* _Prompt_: Every line that contains the word "React" should be copied.

+++ Records +++

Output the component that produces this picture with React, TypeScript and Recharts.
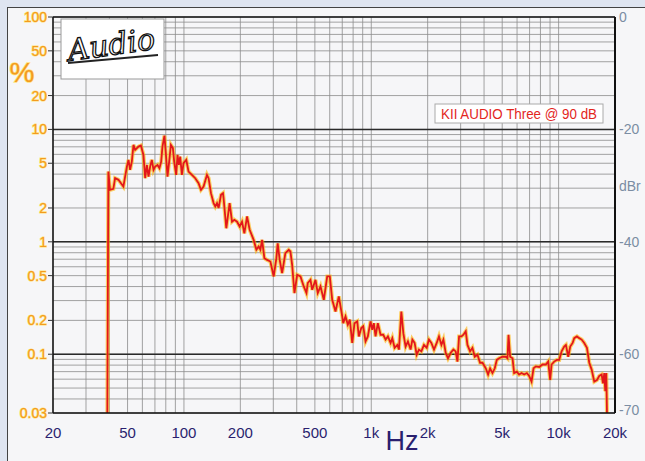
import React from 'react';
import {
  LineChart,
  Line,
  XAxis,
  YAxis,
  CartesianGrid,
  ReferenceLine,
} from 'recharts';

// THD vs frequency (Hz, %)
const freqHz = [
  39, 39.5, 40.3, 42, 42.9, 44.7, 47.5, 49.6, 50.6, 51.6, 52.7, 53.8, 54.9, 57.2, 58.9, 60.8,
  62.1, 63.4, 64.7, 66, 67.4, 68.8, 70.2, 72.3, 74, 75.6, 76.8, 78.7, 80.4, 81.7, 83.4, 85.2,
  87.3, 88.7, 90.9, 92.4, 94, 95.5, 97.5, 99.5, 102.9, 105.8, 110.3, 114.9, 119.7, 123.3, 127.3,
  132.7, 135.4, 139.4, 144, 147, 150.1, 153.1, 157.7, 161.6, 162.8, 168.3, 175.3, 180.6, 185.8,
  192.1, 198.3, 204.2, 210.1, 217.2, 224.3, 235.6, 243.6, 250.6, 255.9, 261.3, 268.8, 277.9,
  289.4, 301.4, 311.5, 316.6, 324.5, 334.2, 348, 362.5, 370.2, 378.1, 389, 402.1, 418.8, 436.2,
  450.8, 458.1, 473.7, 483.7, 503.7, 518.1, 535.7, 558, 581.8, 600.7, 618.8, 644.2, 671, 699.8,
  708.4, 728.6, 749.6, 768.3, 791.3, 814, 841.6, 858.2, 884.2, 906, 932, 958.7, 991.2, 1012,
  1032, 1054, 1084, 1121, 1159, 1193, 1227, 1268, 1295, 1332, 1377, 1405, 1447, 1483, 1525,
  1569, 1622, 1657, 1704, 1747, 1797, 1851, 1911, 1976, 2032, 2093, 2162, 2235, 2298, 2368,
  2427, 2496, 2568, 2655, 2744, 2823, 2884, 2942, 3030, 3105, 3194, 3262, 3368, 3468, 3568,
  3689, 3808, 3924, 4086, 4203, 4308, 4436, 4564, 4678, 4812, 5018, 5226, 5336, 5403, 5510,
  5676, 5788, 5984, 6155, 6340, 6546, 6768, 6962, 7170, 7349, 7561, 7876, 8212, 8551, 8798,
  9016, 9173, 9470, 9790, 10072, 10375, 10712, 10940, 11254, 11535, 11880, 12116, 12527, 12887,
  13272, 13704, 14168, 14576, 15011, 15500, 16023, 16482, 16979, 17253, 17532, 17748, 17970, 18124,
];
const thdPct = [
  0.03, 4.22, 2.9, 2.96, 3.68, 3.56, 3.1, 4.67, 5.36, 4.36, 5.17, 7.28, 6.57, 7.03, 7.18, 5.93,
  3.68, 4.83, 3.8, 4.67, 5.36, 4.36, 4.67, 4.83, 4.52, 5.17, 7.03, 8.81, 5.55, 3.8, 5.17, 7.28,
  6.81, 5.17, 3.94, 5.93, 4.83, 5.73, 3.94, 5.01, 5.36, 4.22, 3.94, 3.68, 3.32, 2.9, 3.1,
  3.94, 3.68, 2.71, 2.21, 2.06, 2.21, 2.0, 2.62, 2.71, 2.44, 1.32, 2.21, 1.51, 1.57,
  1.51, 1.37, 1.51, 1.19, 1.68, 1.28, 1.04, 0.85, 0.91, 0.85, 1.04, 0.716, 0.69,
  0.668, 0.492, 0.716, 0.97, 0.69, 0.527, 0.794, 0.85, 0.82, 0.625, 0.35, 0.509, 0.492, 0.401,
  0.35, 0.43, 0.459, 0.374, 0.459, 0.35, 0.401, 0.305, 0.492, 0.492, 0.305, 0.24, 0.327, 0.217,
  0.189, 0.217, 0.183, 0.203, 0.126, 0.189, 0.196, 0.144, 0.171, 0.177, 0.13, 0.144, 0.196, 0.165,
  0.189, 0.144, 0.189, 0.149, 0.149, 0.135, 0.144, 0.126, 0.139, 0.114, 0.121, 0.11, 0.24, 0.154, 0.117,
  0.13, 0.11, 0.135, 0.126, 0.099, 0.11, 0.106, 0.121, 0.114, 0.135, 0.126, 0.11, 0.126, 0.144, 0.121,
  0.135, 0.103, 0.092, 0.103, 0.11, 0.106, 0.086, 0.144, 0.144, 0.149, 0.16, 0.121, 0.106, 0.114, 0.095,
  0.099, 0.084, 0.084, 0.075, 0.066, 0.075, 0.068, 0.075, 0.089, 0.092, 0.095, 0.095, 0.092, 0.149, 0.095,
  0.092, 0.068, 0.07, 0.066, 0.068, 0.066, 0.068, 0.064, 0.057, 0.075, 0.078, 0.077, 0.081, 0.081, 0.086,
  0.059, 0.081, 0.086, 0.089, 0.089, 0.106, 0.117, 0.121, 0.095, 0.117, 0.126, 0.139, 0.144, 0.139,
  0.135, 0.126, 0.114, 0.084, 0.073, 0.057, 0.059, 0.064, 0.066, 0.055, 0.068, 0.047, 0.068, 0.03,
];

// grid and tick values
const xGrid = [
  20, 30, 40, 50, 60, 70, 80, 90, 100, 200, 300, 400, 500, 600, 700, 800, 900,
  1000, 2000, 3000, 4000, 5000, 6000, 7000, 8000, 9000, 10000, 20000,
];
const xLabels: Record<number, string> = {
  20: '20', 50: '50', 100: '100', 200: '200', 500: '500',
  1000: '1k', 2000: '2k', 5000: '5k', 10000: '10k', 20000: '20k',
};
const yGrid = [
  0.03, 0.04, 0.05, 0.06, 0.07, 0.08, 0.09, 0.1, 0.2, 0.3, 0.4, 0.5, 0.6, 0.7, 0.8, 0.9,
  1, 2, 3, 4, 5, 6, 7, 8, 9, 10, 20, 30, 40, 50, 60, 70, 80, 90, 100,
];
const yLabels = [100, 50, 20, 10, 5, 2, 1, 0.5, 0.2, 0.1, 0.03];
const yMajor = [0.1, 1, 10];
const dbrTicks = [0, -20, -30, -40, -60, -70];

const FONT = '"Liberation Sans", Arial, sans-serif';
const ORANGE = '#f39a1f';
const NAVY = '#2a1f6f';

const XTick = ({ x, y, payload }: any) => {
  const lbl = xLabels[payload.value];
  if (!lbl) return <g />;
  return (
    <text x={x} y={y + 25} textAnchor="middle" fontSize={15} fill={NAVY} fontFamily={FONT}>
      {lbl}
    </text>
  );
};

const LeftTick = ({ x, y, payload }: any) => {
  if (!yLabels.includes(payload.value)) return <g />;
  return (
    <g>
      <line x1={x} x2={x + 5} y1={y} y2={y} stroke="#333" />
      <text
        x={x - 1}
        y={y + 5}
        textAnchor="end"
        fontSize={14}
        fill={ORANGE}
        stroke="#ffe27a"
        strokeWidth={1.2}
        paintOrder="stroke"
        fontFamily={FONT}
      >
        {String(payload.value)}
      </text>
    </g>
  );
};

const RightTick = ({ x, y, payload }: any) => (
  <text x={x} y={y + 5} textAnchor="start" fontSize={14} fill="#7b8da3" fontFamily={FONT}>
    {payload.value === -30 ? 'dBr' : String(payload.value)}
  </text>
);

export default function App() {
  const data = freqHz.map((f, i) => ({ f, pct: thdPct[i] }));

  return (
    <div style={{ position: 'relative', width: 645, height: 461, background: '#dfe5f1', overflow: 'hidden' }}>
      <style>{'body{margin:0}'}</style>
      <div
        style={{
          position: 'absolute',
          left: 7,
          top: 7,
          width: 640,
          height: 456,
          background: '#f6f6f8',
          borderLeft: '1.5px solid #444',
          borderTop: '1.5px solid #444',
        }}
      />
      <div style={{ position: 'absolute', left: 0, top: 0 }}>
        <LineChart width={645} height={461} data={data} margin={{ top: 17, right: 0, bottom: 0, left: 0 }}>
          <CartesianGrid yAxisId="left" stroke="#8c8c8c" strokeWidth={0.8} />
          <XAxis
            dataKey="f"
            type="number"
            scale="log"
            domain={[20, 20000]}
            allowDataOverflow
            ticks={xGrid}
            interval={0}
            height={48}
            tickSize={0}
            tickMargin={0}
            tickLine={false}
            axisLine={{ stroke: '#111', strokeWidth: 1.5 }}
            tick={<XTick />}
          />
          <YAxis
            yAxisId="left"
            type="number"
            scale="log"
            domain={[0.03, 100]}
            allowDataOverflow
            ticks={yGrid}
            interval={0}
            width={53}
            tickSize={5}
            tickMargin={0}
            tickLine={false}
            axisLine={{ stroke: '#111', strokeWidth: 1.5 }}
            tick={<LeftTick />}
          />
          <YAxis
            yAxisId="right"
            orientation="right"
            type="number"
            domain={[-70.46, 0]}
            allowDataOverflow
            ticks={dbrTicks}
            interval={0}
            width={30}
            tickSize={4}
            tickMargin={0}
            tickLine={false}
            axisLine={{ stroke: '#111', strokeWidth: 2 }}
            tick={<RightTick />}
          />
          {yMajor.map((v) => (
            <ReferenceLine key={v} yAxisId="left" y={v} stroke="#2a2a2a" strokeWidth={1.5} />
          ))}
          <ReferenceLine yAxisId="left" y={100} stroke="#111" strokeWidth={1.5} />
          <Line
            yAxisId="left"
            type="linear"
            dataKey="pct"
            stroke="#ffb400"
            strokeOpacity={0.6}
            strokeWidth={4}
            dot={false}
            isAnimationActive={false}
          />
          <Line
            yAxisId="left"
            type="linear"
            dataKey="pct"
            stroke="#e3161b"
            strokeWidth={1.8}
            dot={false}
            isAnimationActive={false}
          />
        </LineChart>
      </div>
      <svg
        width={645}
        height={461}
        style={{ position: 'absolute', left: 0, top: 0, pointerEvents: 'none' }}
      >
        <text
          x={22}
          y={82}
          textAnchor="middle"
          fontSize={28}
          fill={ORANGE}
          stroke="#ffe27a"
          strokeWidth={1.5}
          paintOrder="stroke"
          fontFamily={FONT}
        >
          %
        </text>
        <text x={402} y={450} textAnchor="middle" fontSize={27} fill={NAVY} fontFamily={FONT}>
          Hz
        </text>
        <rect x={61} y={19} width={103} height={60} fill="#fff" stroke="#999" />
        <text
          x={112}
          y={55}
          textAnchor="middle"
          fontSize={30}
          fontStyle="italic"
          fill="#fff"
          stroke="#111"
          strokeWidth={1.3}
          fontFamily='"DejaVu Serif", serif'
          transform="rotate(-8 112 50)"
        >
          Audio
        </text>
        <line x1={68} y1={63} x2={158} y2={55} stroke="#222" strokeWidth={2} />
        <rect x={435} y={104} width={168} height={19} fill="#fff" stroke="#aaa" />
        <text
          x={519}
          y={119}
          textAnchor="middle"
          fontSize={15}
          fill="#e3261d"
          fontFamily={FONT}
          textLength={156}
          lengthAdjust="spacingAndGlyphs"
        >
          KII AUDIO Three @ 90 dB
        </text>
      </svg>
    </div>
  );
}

+++
+++ Records +++

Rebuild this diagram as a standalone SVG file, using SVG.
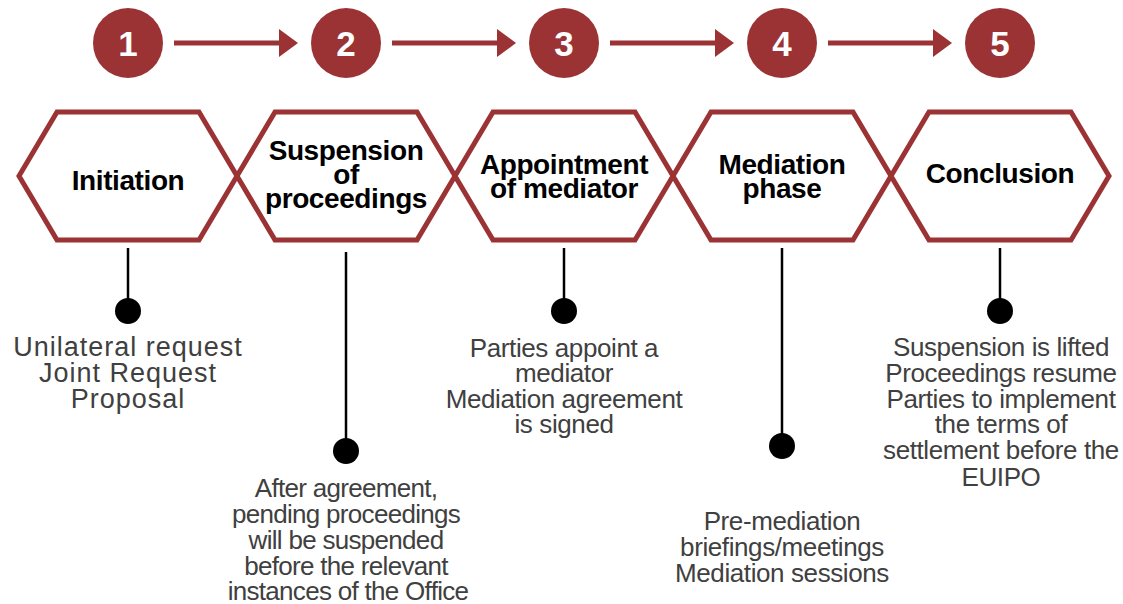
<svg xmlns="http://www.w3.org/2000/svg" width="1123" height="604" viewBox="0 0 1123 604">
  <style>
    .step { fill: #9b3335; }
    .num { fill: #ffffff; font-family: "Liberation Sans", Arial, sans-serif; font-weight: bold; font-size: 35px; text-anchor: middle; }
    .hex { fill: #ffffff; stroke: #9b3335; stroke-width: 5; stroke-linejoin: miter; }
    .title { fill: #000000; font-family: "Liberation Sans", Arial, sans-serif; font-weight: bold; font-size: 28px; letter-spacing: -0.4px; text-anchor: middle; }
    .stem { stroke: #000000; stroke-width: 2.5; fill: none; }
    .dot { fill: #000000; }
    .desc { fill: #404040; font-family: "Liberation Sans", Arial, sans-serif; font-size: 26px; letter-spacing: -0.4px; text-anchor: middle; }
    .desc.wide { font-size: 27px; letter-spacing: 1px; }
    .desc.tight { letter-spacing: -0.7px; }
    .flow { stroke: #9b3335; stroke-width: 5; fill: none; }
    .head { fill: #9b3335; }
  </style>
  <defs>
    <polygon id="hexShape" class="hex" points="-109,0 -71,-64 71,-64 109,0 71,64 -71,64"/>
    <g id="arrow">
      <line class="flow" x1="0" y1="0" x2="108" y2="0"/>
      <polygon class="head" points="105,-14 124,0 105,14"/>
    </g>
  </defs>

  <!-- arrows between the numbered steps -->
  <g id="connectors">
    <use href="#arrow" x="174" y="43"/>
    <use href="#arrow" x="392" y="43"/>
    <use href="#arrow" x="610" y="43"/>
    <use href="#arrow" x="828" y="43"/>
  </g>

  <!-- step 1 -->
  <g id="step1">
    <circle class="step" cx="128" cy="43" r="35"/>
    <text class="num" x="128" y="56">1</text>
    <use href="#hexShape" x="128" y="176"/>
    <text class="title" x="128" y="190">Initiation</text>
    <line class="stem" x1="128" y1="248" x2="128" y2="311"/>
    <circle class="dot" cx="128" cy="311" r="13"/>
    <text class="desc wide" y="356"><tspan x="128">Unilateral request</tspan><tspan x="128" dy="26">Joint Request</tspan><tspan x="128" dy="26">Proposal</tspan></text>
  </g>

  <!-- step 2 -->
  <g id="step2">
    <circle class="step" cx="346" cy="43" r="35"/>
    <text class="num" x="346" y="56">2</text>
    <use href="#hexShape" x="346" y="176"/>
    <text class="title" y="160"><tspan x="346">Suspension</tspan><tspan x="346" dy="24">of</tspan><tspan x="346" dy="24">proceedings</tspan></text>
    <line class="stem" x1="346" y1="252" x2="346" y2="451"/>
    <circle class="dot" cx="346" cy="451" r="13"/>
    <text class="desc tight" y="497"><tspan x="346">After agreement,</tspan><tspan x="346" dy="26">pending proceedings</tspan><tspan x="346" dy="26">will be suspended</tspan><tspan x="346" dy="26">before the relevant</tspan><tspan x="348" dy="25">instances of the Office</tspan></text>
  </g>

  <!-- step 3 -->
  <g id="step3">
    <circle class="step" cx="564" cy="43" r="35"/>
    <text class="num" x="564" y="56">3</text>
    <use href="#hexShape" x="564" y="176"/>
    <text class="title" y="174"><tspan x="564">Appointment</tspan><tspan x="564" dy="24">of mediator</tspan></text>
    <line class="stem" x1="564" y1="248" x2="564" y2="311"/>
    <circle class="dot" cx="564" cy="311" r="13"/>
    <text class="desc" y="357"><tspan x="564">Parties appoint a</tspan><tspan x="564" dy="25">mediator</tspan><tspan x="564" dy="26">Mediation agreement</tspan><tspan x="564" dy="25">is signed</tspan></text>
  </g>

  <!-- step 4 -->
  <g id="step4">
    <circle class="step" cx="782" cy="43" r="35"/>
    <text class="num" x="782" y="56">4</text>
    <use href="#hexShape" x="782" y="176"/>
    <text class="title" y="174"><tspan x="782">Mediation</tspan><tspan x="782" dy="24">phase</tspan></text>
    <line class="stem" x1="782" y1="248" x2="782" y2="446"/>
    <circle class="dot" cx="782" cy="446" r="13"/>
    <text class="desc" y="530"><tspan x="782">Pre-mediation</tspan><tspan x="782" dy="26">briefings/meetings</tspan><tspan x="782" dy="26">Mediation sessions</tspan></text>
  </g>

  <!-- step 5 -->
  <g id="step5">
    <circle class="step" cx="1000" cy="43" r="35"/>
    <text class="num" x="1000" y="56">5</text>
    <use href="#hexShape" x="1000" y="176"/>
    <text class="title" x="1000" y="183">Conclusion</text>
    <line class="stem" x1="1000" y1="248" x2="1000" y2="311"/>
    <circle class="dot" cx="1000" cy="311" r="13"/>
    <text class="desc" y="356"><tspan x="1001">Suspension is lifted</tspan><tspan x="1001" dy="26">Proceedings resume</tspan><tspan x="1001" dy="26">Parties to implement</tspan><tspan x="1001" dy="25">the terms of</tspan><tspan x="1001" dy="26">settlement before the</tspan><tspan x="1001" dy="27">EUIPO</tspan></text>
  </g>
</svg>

+++
+++ Records +++

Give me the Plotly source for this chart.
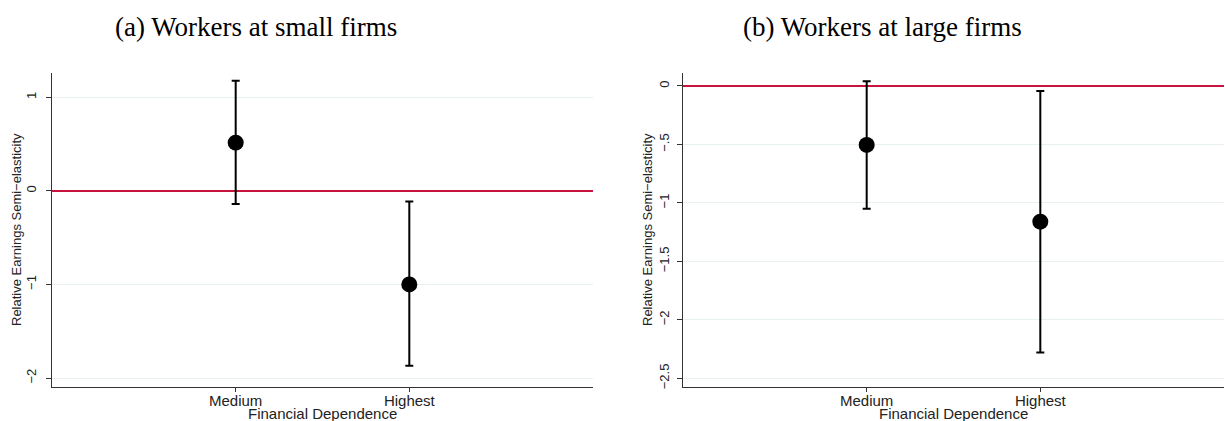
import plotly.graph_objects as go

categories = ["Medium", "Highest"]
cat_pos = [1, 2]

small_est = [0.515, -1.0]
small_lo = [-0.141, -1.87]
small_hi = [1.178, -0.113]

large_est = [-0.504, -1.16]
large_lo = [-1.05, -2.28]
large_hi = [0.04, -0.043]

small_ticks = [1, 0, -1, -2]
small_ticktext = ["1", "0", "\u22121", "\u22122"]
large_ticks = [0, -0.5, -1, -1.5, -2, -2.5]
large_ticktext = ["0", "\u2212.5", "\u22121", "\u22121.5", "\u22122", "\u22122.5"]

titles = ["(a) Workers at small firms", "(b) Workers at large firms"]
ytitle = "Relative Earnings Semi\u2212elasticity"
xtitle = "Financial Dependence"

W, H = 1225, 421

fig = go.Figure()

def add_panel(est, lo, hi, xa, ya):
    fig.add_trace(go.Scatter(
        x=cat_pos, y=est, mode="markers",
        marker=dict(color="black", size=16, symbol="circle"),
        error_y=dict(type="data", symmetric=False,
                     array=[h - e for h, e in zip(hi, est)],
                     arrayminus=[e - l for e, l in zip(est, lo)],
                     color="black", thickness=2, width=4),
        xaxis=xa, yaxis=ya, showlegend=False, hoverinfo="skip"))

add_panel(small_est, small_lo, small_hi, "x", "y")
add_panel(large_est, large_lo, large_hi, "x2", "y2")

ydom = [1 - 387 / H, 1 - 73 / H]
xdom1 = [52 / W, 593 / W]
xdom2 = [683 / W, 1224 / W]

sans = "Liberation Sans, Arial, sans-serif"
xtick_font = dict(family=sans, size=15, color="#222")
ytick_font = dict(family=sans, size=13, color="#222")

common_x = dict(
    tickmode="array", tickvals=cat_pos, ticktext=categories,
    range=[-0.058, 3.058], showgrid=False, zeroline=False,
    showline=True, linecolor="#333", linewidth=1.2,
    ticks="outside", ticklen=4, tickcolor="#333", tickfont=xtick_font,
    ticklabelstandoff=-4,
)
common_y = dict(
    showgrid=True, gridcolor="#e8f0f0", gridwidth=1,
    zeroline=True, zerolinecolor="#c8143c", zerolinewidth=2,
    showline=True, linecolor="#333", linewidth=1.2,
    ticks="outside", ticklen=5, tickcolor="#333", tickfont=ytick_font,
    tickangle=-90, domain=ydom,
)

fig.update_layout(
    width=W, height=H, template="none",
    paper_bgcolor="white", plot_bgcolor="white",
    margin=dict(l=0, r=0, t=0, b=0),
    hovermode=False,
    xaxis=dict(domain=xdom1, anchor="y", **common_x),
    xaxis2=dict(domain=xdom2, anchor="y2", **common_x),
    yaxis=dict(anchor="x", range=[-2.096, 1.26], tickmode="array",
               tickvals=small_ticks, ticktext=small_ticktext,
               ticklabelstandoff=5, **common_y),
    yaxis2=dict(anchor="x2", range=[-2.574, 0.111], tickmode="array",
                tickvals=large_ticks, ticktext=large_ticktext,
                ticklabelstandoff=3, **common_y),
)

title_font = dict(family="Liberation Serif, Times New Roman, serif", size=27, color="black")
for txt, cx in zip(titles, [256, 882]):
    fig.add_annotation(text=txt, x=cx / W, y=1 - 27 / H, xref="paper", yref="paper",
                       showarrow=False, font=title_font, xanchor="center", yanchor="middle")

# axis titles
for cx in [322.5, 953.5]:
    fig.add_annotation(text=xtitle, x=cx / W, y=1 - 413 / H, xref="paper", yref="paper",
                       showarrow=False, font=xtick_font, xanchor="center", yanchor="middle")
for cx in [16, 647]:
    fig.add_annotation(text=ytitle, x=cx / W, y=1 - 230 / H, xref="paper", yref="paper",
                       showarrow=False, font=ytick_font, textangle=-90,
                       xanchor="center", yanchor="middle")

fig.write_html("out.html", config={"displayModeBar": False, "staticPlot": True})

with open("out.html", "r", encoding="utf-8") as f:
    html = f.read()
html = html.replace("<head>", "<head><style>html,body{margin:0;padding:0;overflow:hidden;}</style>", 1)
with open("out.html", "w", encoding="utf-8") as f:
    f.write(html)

+++

* _Completed exercise_:
Output the component that produces this picture with React, TypeScript and Recharts.
import React from 'react';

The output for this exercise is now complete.